4. Man muss ja schon froh sein, dass nicht der islamistische Durchschnittsterrorist als argumentum ad hominem herhalten musste. Denn ein deutsches Gesetz für den Klarnamenzwang hätte den islamistischen Terror ähnlich zielgerichtet bekämpft, wie der Biometriezwang für deutsche Personalausweise!

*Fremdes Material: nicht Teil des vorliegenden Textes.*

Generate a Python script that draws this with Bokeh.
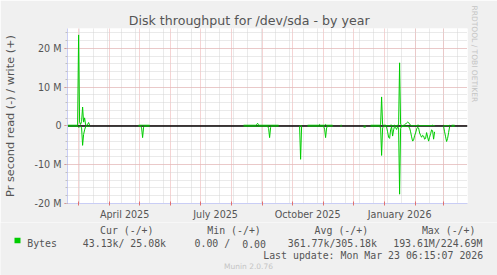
import pandas as pd
import numpy as np
from bokeh.plotting import figure
from bokeh.layouts import column
from bokeh.models import (Range1d, FixedTicker, Span, ColumnDataSource,
                          DatetimeTickFormatter, Title)
from bokeh.core.properties import value
from bokeh.embed import file_html
from bokeh.resources import INLINE

# ---------------- data (M bytes / second, daily averages) ----------------
seg_starts = ["2025-02-18", "2025-04-30", "2025-08-13", "2025-10-08", "2025-10-16",
              "2025-11-18", "2025-12-11", "2025-12-18", "2026-03-01", "2026-03-09"]

write_1 = [0.2, 0.2, 0.2, 0.2, 0.2, 0.2, 0.2, 0.2, 0.2, 0.2, 0.2,
           23.5, 1.0, 0.4, 1.2, 4.9, 1.0, 2.1, 0.3, 0.2, 0.4, 0.9, 0.2]
read_1 = [0.05, 0.05, 0.05, 0.05, 0.05, 0.05, 0.05, 0.05, 0.05, 0.05, 0.05,
          0.3, 0.2, 0.1, 0.5, 5.0, 2.2, 1.0, 0.2, 0.1, 0.1, 0.1, 0.1]

write_2 = [0.2, 0.2, 0.2, 0.2, 0.2, 0.2, 0.2, 0.2, 0.2, 0.2, 0.2, 0.2]
read_2 = [0.05, 0.05, 0.05, 0.5, 3.0, 0.3, 0.05, 0.05, 0.05, 0.05, 0.05, 0.05]

write_3 = [0.2, 0.2, 0.2, 0.2, 0.2, 0.2, 0.2, 0.2, 0.2, 0.2,
           0.2, 0.2, 0.2, 0.4, 0.7, 0.2, 0.2, 0.2, 0.2, 0.2,
           0.2, 0.2, 0.2, 0.2, 0.2, 0.2, 0.2, 0.2, 0.2, 0.2,
           0.2, 0.2, 0.2, 0.2, 0.2, 0.2]
read_3 = [0.05, 0.05, 0.05, 0.05, 0.05, 0.05, 0.05, 0.05, 0.05, 0.05,
          0.05, 0.05, 0.05, 0.05, 0.05, 0.05, 0.05, 0.05, 0.05, 0.05,
          0.05, 0.05, 0.05, 0.05, 0.05, 0.6, 3.0, 0.4, 0.05, 0.05,
          0.05, 0.05, 0.05, 0.05, 0.05, 0.05]

write_4 = [0.05, 0.1, 0.05]
read_4 = [0.1, 8.6, 0.1]

write_5 = [0.2, 0.2, 0.2, 0.2, 0.2, 0.2, 0.2, 0.2, 0.2, 0.2,
           0.2, 0.2, 0.4, 0.2, 0.2, 0.2, 0.2, 0.2, 0.4, 0.2,
           0.2, 0.2, 0.2, 0.2, 0.2, 0.2]
read_5 = [0.05, 0.05, 0.05, 0.05, 0.05, 0.05, 0.05, 0.05, 0.05, 0.05,
          0.05, 0.05, 0.05, 0.05, 0.05, 0.05, 0.05, 0.8, 3.0, 0.5,
          0.05, 0.05, 0.05, 0.05, 0.05, 0.05]

write_6 = [0.2, 0.2]
read_6 = [0.05, 0.05]

write_7 = [0.0, 0.0, 0.0]
read_7 = [0.3, 0.3, 0.3]

write_8 = [0.2, 0.2, 0.2, 0.2, 0.2, 0.2, 0.2, 0.2, 0.2, 0.2,
           0.3, 7.5, 0.3, 0.2, 0.2, 0.2, 0.1, 0.1, 0.1, 0.1,
           0.2, 0.2, 0.1, 0.1, 0.2, 0.1, 0.1, 0.2, 0.3, 16.3,
           0.5, 0.1, 0.1, 0.2, 0.3, 0.5, 0.8, 1.0, 0.9, 0.5,
           0.2, 0.1, 0.1, 0.1, 0.1, 0.1, 0.1, 0.2, 0.2, 0.1,
           0.1, 0.1, 0.1, 0.1, 0.1, 0.1, 0.1, 0.1, 0.1, 0.1,
           0.1, 0.1, 0.2, 0.1, 0.1]
read_8 = [0.05, 0.05, 0.05, 0.05, 0.05, 0.05, 0.05, 0.05, 0.1, 0.2,
          0.3, 7.6, 0.4, 0.2, 0.1, 0.1, 0.3, 1.5, 2.9, 3.2,
          1.0, 0.2, 2.6, 1.0, 0.1, 0.4, 0.9, 0.2, 0.5, 17.6,
          0.6, 0.1, 0.1, 0.1, 0.1, 0.1, 0.1, 0.1, 0.2, 0.5,
          1.5, 2.8, 3.9, 3.6, 2.5, 1.8, 0.8, 0.3, 0.5, 1.8,
          2.4, 2.9, 2.4, 2.6, 3.4, 3.2, 1.7, 2.8, 3.9, 2.9,
          2.0, 1.0, 1.2, 3.4, 1.5]

write_9 = [0.2, 0.1, 0.1, 0.1, 0.1, 0.1, 0.2]
read_9 = [0.1, 1.5, 2.8, 4.0, 3.2, 1.7, 0.2]

write_10 = [0.2, 0.2, 0.2, 0.2]
read_10 = [0.05, 0.05, 0.05, 0.05]

seg_write = [write_1, write_2, write_3, write_4, write_5, write_6, write_7, write_8, write_9, write_10]
seg_read = [read_1, read_2, read_3, read_4, read_5, read_6, read_7, read_8, read_9, read_10]

y_tick_vals = [-20, -10, 0, 10, 20]
y_tick_labels = ["-20 M", "-10 M", "0", "10 M", "20 M"]
x_label_months = ["2025-04-01", "2025-07-01", "2025-10-01", "2026-01-01"]

title_text = "Disk throughput for /dev/sda - by year"
y_axis_text = "Pr second read (-) / write (+)"
legend_headers = ["Cur (-/+)", "Min (-/+)", "Avg (-/+)", "Max (-/+)"]
legend_name = "Bytes"
legend_values = ["43.13k/ 25.08k", "0.00 /", "0.00", "361.77k/305.18k", "193.61M/224.69M"]
last_update = "Last update: Mon Mar 23 06:15:07 2026"
munin_text = "Munin 2.0.76"
rrd_text = "RRDTOOL / TOBI OETIKER"

# ---------------- build series ----------------
xs, ws, rs = [], [], []
for start, w, r in zip(seg_starts, seg_write, seg_read):
    d = pd.date_range(start, periods=len(w), freq="D")
    xs.extend(list(d))
    ws.extend(w)
    rs.extend([-v for v in r])
    xs.append(d[-1] + pd.Timedelta(hours=12))
    ws.append(np.nan)
    rs.append(np.nan)
src = ColumnDataSource(dict(x=xs, w=ws, r=rs))

# ---------------- geometry ----------------
W = 497
FL, FT, FW, FH = 67, 28, 400, 175
MAIN_H = 222
FOOT_H = 275 - MAIN_H
X0 = pd.Timestamp("2025-02-17 21:30")
X1 = X0 + pd.Timedelta(days=400)
Y0, Y1 = -20.0, 25.16


def ms(ts):
    return pd.Timestamp(ts).value / 1e6


BG = "#F0F0F0"
MAJ = "#eaa8a8"
MIN = "#d4d4d4"
AX = "#c9cdf5"
TXT = "#555555"

p = figure(width=W, height=MAIN_H, x_axis_type="datetime",
           x_range=Range1d(ms(X0), ms(X1)), y_range=Range1d(Y0, Y1),
           output_backend="svg", toolbar_location=None,
           min_border_left=FL, min_border_right=W - FL - FW,
           min_border_top=FT, min_border_bottom=MAIN_H - FT - FH)
p.background_fill_color = "white"
p.border_fill_color = BG
p.outline_line_color = None

p.title.text = title_text
p.title.align = "left"
p.title.offset = 128.3 - FL
p.title.text_font = "DejaVu Sans"
p.title.text_font_size = "12.6px"
p.title.text_font_style = "normal"
p.title.text_color = TXT
p.title.standoff = 1

p.add_layout(Title(text=rrd_text, align="left", offset=5 - FT, text_font="DejaVu Sans",
                   text_font_size="7.5px", text_font_style="normal",
                   text_color="#c4c4c4", standoff=4), "right")

month_starts = [ms(t) for t in pd.date_range("2025-03-01", "2026-03-01", freq="MS")]
biweekly = [ms(t) for t in pd.date_range("2025-03-02", "2026-03-22", freq="14D")]
label_pos = [ms(pd.Timestamp(m) + pd.Timedelta(days=15)) for m in x_label_months]

# grids
p.xgrid.ticker = FixedTicker(ticks=month_starts, minor_ticks=biweekly)
p.xgrid.grid_line_color = MAJ
p.xgrid.grid_line_dash = "1 1"
p.xgrid.minor_grid_line_color = MIN
p.xgrid.minor_grid_line_dash = "1 1"
p.ygrid.ticker = FixedTicker(ticks=y_tick_vals, minor_ticks=list(range(-20, 26, 2)))
p.ygrid.grid_line_color = MAJ
p.ygrid.grid_line_dash = "1 1"
p.ygrid.minor_grid_line_color = MIN
p.ygrid.minor_grid_line_dash = "1 1"

# x axis
xa = p.xaxis[0]
xa.ticker = FixedTicker(ticks=label_pos, minor_ticks=month_starts)
xa.formatter = DatetimeTickFormatter(days="%B %Y", months="%B %Y", years="%B %Y",
                                     hours="%B %Y", minutes="%B %Y")
xa.major_tick_in = 0
xa.major_tick_out = 0
xa.minor_tick_in = 2
xa.minor_tick_out = 2
xa.minor_tick_line_color = "#e07070"
xa.axis_line_color = AX
xa.major_label_standoff = 3
xa.axis_label_standoff = 0
xa.major_label_text_font = "DejaVu Sans"
xa.major_label_text_font_size = "9.6px"
xa.major_label_text_color = TXT

# y axis
ya = p.yaxis[0]
ya.ticker = FixedTicker(ticks=y_tick_vals, minor_ticks=list(range(-20, 26, 2)))
ya.major_label_overrides = {v: t for v, t in zip(y_tick_vals, y_tick_labels)}
ya.major_tick_in = 0
ya.major_tick_out = 3
ya.major_tick_line_color = "#e07070"
ya.minor_tick_in = 0
ya.minor_tick_out = 2
ya.minor_tick_line_color = "#c0c0c0"
ya.axis_line_color = AX
ya.major_label_standoff = 3
ya.major_label_text_font = "DejaVu Sans"
ya.major_label_text_font_size = "9.6px"
ya.major_label_text_color = TXT
ya.axis_label = y_axis_text
ya.axis_label_text_font = "DejaVu Sans"
ya.axis_label_text_font_size = "11.3px"
ya.axis_label_text_font_style = "normal"
ya.axis_label_text_color = TXT
ya.axis_label_standoff = 15

# zero rule
p.add_layout(Span(location=0, dimension="width", line_color="black", line_width=1.3,
                  level="underlay"))

# series
p.line("x", "w", source=src, line_color="#00cc00", line_width=1)
p.line("x", "r", source=src, line_color="#00cc00", line_width=1)

# ---------------- footer (legend block), pixel layout ----------------
f = figure(width=W, height=FOOT_H, x_range=Range1d(0, W), y_range=Range1d(FOOT_H, 0),
           output_backend="svg", toolbar_location=None,
           x_axis_location=None, y_axis_location=None,
           min_border=0, min_border_left=0, min_border_right=0,
           min_border_top=0, min_border_bottom=0)
f.xgrid.visible = False
f.ygrid.visible = False
f.background_fill_color = BG
f.border_fill_color = BG
f.outline_line_color = None

if "frame_align" in f.properties():
    f.frame_align = False
    p.frame_align = False

oy = MAIN_H
MONO = value("DejaVu Sans Mono")
FS = value("9.9px")
f.text(x=[99.5, 206.8, 314.1, 421.4], y=[230 - oy] * 4, text=legend_headers,
       text_font=MONO, text_font_size=FS, text_color=TXT,
       text_baseline="alphabetic", text_align="left")
f.quad(left=[14], right=[20], top=[237.3 - oy], bottom=[242.7 - oy], fill_color="#00cc00",
       line_color=None)
f.text(x=[26.7, 82.3, 194.0, 241.7, 287.3, 392.7], y=[243 - oy] * 6,
       text=[legend_name] + legend_values,
       text_font=MONO, text_font_size=FS, text_color=TXT,
       text_baseline="alphabetic", text_align="left")
f.text(x=[482.7], y=[254.7 - oy], text=[last_update],
       text_font=MONO, text_font_size=FS, text_color=TXT,
       text_baseline="alphabetic", text_align="right")
f.text(x=[248], y=[266 - oy], text=[munin_text],
       text_font=value("DejaVu Sans"), text_font_size=value("7.5px"),
       text_color="#c4c4c4", text_baseline="alphabetic", text_align="center")

layout = column(p, f, spacing=0)
open("out.html", "w").write(file_html(layout, INLINE))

Es bleibt an dieser Stelle nur zu hoffen, dass uns in Zukunft Debatten wie diese erspart bleiben. Neben Vorratsdatenspeicherung und zivilrechtlichem Auskunftsrecht gegenüber Internetprovidern handelt es sich hier um eine Fortsetzung lästiger Debatten der Vergangenheit. Abgesehen davon erscheint die technische Umsetzung eines Klarnamenzwangs höchst fraglich. Wenn sie dem Bundesinnenminister bekannt ist, möchte er mir diese mitteilen. Meine Kontaktdaten sind nach § 55 Abs. 1 und 2 RStV im Impressum eingetragen.